(Reuters) – China’s domestic security chief has visited Iran to push for greater cooperation in the fight against terror, the Chinese foreign ministry said on Tuesday, as Beijing seeks allies in its efforts to maintain stability in Xinjiang.
Beijing says it faces a threat from militant Islamists in its far western region of Xinjiang, where hundreds have died in unrest in the past two years or so, and has repeatedly pushed for greater regional efforts to tackle the problem.
Meng Jianzhu, who leads China’s anti-terror efforts, met with several senior officials while in Tehran, including Vice President Eshaq Jahangiri and Interior Minister Abdolreza Rahmani Fazl on his Nov. 15-17 trip, the ministry said.
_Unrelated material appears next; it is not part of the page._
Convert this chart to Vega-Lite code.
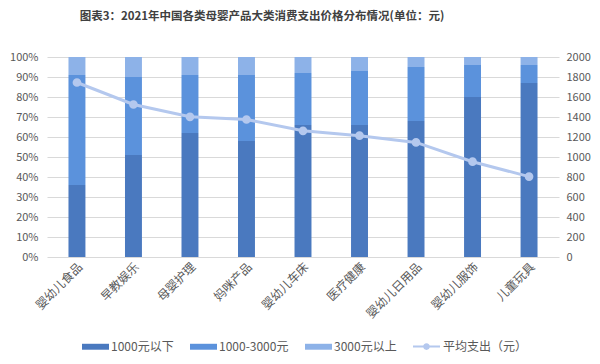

“Both sides reached important consensus on expanding and deepening China-Iran bilateral ties, especially when exchanging views on pushing law-enforcement and security cooperation,” the ministry said in a statement.
“China and Iran have broad common interests on fighting terrorism, and China is willing to further step up cooperation with Iran and play a proactive role in maintaining both countries security interests and promoting regional peace and stability,” it cited Meng as saying.
China wishes to continue with high-level exchanges with Iran and work even more closely with the country on business, trade and security links, Meng added.
China has close economic and diplomatic links with Iran and is the country’s top oil buyer. China has also been the most aggressive in raising its crude purchases after an easing of the Western sanctions aimed at ending Tehran’s disputed nuclear program.
Last month, China’s defense minister said that China wanted to have closer military ties with Iran, reaffirming diplomatic links despite controversy over Iran’s nuclear plans.
China, a participant at the nuclear talks with Iran, has consistently urged a negotiated solution and decried efforts to place sanctions which have not been endorsed by the United Nations on Iran.